The entries below are to be transcribed in full, without their images.

□ □ □

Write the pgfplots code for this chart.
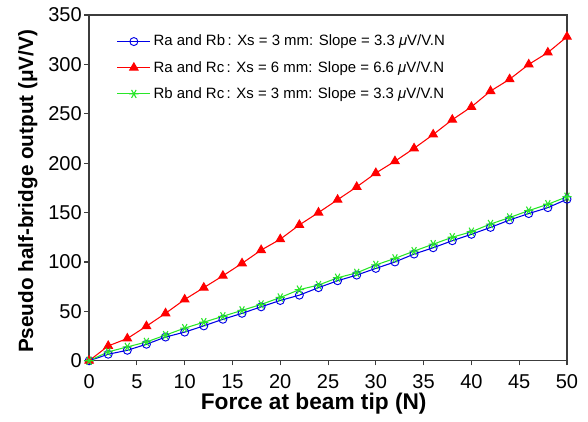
\documentclass[border=0pt]{standalone}
\usepackage{fontspec}
\setmainfont{Liberation Sans}
\usepackage{pgfplots}
\pgfplotsset{compat=1.18}

\definecolor{serA}{RGB}{0,0,230}
\definecolor{serB}{RGB}{255,0,0}
\definecolor{serC}{RGB}{40,230,40}
\definecolor{axgray}{RGB}{60,60,60}

\begin{document}
\begin{tikzpicture}
\begin{axis}[
  width=358pt, height=259pt,
  scale only axis,
  xmin=0, xmax=50, ymin=0, ymax=350,
  xtick={0,5,...,50}, ytick={0,50,...,350},
  tick align=outside, xtick pos=left, ytick pos=left,
  major tick length=3.5pt,
  axis line style={line width=1pt, axgray},
  every tick/.style={axgray, line width=0.8pt},
  /pgf/number format/assume math mode=true,
  tick label style={font=\fontsize{15}{17}\selectfont},
  yticklabel style={xshift=1.5pt},
  xticklabel style={yshift=-3.5pt},
  xlabel={\textbf{Force at beam tip (N)}},
  ylabel={\textbf{Pseudo half-bridge output (μV/V)}},
  xlabel style={font=\fontsize{17}{19}\selectfont, at={(axis description cs:0.47,-0.124)}, anchor=center},
  ylabel style={font=\fontsize{15.5}{18}\selectfont, at={(axis description cs:-0.128,0.49)}, anchor=center},
  legend style={draw=none, fill=none, at={(0.049,0.958)}, anchor=north west,
    font=\fontsize{11.2}{13}\selectfont, row sep=6pt},
  legend cell align=left,
  legend image code/.code={\draw[mark repeat=2, mark phase=2] plot coordinates {(0pt,0pt) (12.4pt,0pt) (24.8pt,0pt)};},
  clip=false,
]
\addplot[serA, line width=0.8pt, mark=o, mark size=3pt, mark options={line width=0.7pt}] coordinates {
(0,0) (2,6.6) (4,10.6) (6,16.7) (8,24) (10,29) (12,35.3) (14,42) (16,48) (18,54.6)
(20,61) (22,66.4) (24,74) (26,81) (28,86.7) (30,93.5) (32,100) (34,108) (36,114.4)
(38,121.5) (40,128) (42,135) (44,142.5) (46,149) (48,155) (50,163.5)};
\addlegendentry{Ra and Rb\,: Xs = 3 mm: Slope = 3.3 \textit{μ}V/V.N}
\addplot[serB, line width=0.8pt, mark=triangle*, mark size=3.6pt] coordinates {
(0,0) (2,15) (4,22.5) (6,35) (8,48) (10,62) (12,74) (14,86) (16,98.6) (18,112)
(20,123) (22,137.5) (24,150) (26,163) (28,176) (30,190) (32,202) (34,215) (36,229)
(38,244) (40,257) (42,273) (44,285) (46,300) (48,312) (50,328)};
\addlegendentry{Ra and Rc\,: Xs = 6 mm: Slope = 6.6 \textit{μ}V/V.N}
\addplot[serC, line width=0.8pt, mark=asterisk, mark size=3.5pt, mark options={rotate=90, line width=0.8pt}] coordinates {
(0,0) (2,9) (4,14) (6,19) (8,26) (10,33) (12,39) (14,45) (16,51) (18,57)
(20,64) (22,72) (24,76.6) (26,84) (28,89) (30,97) (32,103.6) (34,111) (36,118)
(38,125) (40,130.6) (42,138.4) (44,145) (46,152) (48,158.4) (50,166)};
\addlegendentry{Rb and Rc\,: Xs = 3 mm: Slope = 3.3 \textit{μ}V/V.N}
\end{axis}
\pgfresetboundingbox
\path (current axis.south west) ++(-66.75pt,-45.75pt) coordinate (bbA);
\path (current axis.north east) ++(15.75pt,11.25pt) coordinate (bbB);
\path (bbA) rectangle (bbB);
\end{tikzpicture}
\end{document}
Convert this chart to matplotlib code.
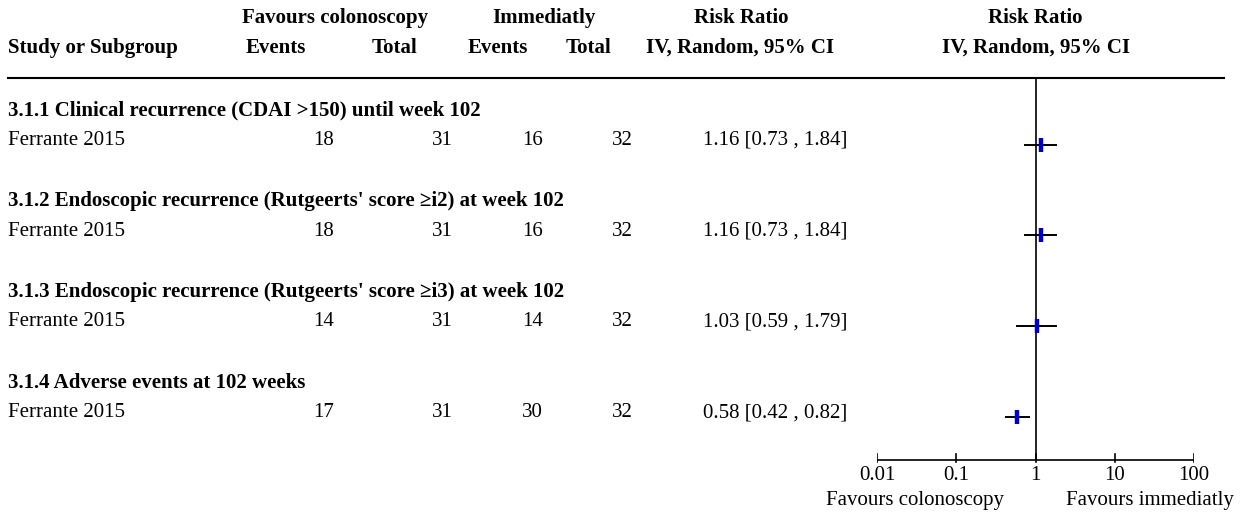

□ □ □

◆ **THE ANSWER**
Write the pgfplots code for this chart.
\documentclass[border=0pt]{standalone}
\usepackage{fontspec}
\setmainfont{Liberation Sans}
\usepackage{pgfplots}
\pgfplotsset{compat=1.18}

\definecolor{serA}{RGB}{0,0,230}
\definecolor{serB}{RGB}{255,0,0}
\definecolor{serC}{RGB}{40,230,40}
\definecolor{axgray}{RGB}{60,60,60}

\begin{document}
\begin{tikzpicture}
\begin{axis}[
  width=358pt, height=259pt,
  scale only axis,
  xmin=0, xmax=50, ymin=0, ymax=350,
  xtick={0,5,...,50}, ytick={0,50,...,350},
  tick align=outside, xtick pos=left, ytick pos=left,
  major tick length=3.5pt,
  axis line style={line width=1pt, axgray},
  every tick/.style={axgray, line width=0.8pt},
  /pgf/number format/assume math mode=true,
  tick label style={font=\fontsize{15}{17}\selectfont},
  yticklabel style={xshift=1.5pt},
  xticklabel style={yshift=-3.5pt},
  xlabel={\textbf{Force at beam tip (N)}},
  ylabel={\textbf{Pseudo half-bridge output (μV/V)}},
  xlabel style={font=\fontsize{17}{19}\selectfont, at={(axis description cs:0.47,-0.124)}, anchor=center},
  ylabel style={font=\fontsize{15.5}{18}\selectfont, at={(axis description cs:-0.128,0.49)}, anchor=center},
  legend style={draw=none, fill=none, at={(0.049,0.958)}, anchor=north west,
    font=\fontsize{11.2}{13}\selectfont, row sep=6pt},
  legend cell align=left,
  legend image code/.code={\draw[mark repeat=2, mark phase=2] plot coordinates {(0pt,0pt) (12.4pt,0pt) (24.8pt,0pt)};},
  clip=false,
]
\addplot[serA, line width=0.8pt, mark=o, mark size=3pt, mark options={line width=0.7pt}] coordinates {
(0,0) (2,6.6) (4,10.6) (6,16.7) (8,24) (10,29) (12,35.3) (14,42) (16,48) (18,54.6)
(20,61) (22,66.4) (24,74) (26,81) (28,86.7) (30,93.5) (32,100) (34,108) (36,114.4)
(38,121.5) (40,128) (42,135) (44,142.5) (46,149) (48,155) (50,163.5)};
\addlegendentry{Ra and Rb\,: Xs = 3 mm: Slope = 3.3 \textit{μ}V/V.N}
\addplot[serB, line width=0.8pt, mark=triangle*, mark size=3.6pt] coordinates {
(0,0) (2,15) (4,22.5) (6,35) (8,48) (10,62) (12,74) (14,86) (16,98.6) (18,112)
(20,123) (22,137.5) (24,150) (26,163) (28,176) (30,190) (32,202) (34,215) (36,229)
(38,244) (40,257) (42,273) (44,285) (46,300) (48,312) (50,328)};
\addlegendentry{Ra and Rc\,: Xs = 6 mm: Slope = 6.6 \textit{μ}V/V.N}
\addplot[serC, line width=0.8pt, mark=asterisk, mark size=3.5pt, mark options={rotate=90, line width=0.8pt}] coordinates {
(0,0) (2,9) (4,14) (6,19) (8,26) (10,33) (12,39) (14,45) (16,51) (18,57)
(20,64) (22,72) (24,76.6) (26,84) (28,89) (30,97) (32,103.6) (34,111) (36,118)
(38,125) (40,130.6) (42,138.4) (44,145) (46,152) (48,158.4) (50,166)};
\addlegendentry{Rb and Rc\,: Xs = 3 mm: Slope = 3.3 \textit{μ}V/V.N}
\end{axis}
\pgfresetboundingbox
\path (current axis.south west) ++(-66.75pt,-45.75pt) coordinate (bbA);
\path (current axis.north east) ++(15.75pt,11.25pt) coordinate (bbB);
\path (bbA) rectangle (bbB);
\end{tikzpicture}
\end{document}
Convert this chart to matplotlib code.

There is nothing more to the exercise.